For some time previously both Byron and Shelley had made yachting a pastime, and in the choice and management of their yachts, they found Edward John Trelawny, who had been in the Navy, very useful to them. On July 8, 1822, Shelley, with his friend Williams, and a boy, named Vivian, put to sea in a new boat called The Ariel, which Shelley had recently purchased. They ran into a sea-fog, and it was not long before a short, but very violent thunder-storm broke over them. The fog cleared, and the storm passed, but The Ariel was no more to be seen. Then followed a terrible week of suspense. Mary Shelley and Jane Williams cherished a sinking hope, but on July 16 the body of Williams was washed ashore, and on July 18, three miles away, the body of Shelley was found.

The authorities insisted on the bodies being cremated on the spot in accordance with their health regulations. A small wooden hut, called “Bagno di Shelley,” now marks the place of Shelley’s cremation. His ashes were taken by Trelawny, and afterwards deposited in the cemetery of Rome near the grave of Keats.

Byron felt the death of Shelley very keenly, but he steeled himself against any emotional expression of loss, as he thought that any exhibition of feeling was a sign of weakness and womanliness. There was no doubt whatever about his affection for, and admiration of, Shelley—“the best and least selfish man I ever knew.” Shelley had appointed him one of his executors, and had left him a legacy of two thousand pounds. The legacy he refused in the interests of Mary Shelley. He was most careful to fulfil his duties as an executor faithfully, and employed Hanson to assist him.

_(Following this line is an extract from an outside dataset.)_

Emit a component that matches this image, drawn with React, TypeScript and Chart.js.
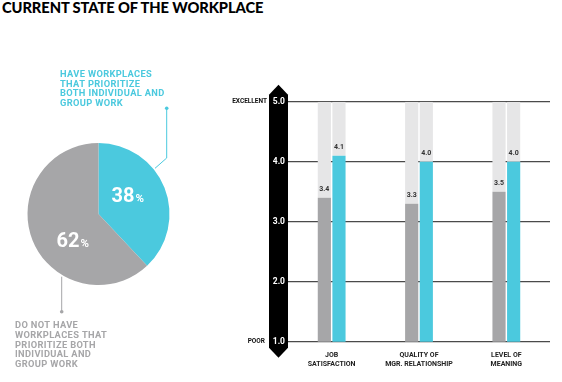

Upon the death of Shelley, Byron found himself saddled with the Hunt family—rather a predicament! but he admitted that he was more or less responsible for the position. He was too generous to let Hunt down—at the same time he found him very unreasonable and difficult. Hunt bitterly complained that he had not given him the support he might have done in his journalistic enterprise. The Liberal had failed. The Press heaped upon it the most scathing criticisms, and Byron’s friends protested most strongly against his association with it. The entire blame for its failure was, of course, laid at Byron’s door. But he had never had any heart in the venture from the first, and it was only out of sympathy for Hunt and his family that he had seriously entertained the proposal in the first instance. Hunt’s disappointment made both him and his wife thoroughly discontented, but they stayed on at the Palazzo Lanfranchi, and accepted Byron’s favours with little show of gratitude. Byron had a sincere wish to assist Hunt, but he found it exasperatingly difficult to give him any effectual help. “I cannot describe to you,” he wrote to Moore, “the despairing sensation of trying to do something for a man who seems incapable, or unwilling, to do anything further for himself—at least to the purpose. It is like pulling a man out of a river, who directly throws himself in again.”

Things did not go very well for Byron at this juncture; his life was full of worries. The Gambas were again banished, and this time from all Tuscan territory. Of course, the Countess Guiccioli insisted that Byron should accompany them, and arrangements were made for them to sail to Genoa.

Byron accordingly set out in the Bolivar with his friends, and with Hunt, Marianne Hunt, and the six  children in tow!